Khilaf asmara bukan hanya urusan dua orang dewasa, tapi juga warisan luka bagi generasi yang lahir dari cinta yang dikhianati.


Memaafkan Tidak Sama dengan Melupakan

Sebagian istri mampu memaafkan suaminya. Tapi maaf bukan berarti luka itu hilang. Ia hanya tertutup oleh waktu, tapi tidak benar-benar sembuh. Karena setiap kali ada kebohongan baru, luka lama terbuka kembali.

Memaafkan memang mulia, tapi memperbaiki diri jauh lebih mulia. Suami yang sadar harus menebus khilafnya bukan dengan janji, tetapi dengan perbuatan nyata: kembali menjadi suami yang bertanggung jawab, ayah yang setia, dan lelaki yang menjaga pandangan serta kehormatan keluarganya.

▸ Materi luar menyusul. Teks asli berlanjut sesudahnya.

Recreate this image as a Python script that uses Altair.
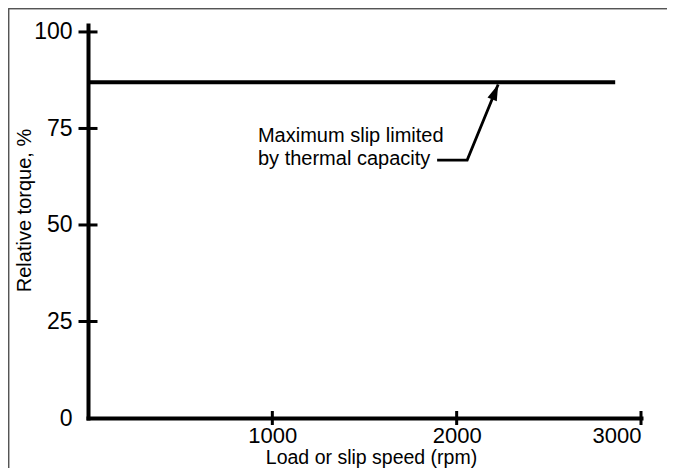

Sebab rumah tangga yang pernah retak bisa berdiri tegak kembali — asalkan tidak ada dusta yang tumbuh di atasnya lagi.


Penutup: Cinta yang Tak Dijaga Akan Menjadi Dosa

Khilaf dalam asmara adalah pengingat bagi kita semua bahwa cinta harus dijaga dengan iman, bukan hanya dengan perasaan. Karena perasaan bisa goyah, tapi imanlah yang membuat seseorang tetap teguh pada janji suci.

Suami yang bijak bukan yang tak pernah tergoda, tapi yang mampu melawan godaan demi menjaga kehormatan keluarganya. Istri yang kuat bukan yang tak pernah terluka, tapi yang tetap mendoakan meski hatinya hancur. Dan anak-anak yang tumbuh dari keluarga seperti itu akan belajar: bahwa cinta sejati tidak selalu mudah, tapi selalu layak diperjuangkan.

Maka, sebelum khilaf berubah menjadi kehancuran, sadarlah bahwa cinta yang tidak dikendalikan akan menjadi dosa, dan dosa yang tidak disesali akan menjadi penyesalan seumur hidup.

Sebab dalam setiap rumah tangga, cinta sejati bukanlah tentang mencari yang baru, tetapi menjaga yang telah diberi. Karena di balik setiap “khilaf kecil” yang dibiarkan, bisa tumbuh badai besar yang merobohkan rumah tangga dan menghancurkan masa depan anak-anak.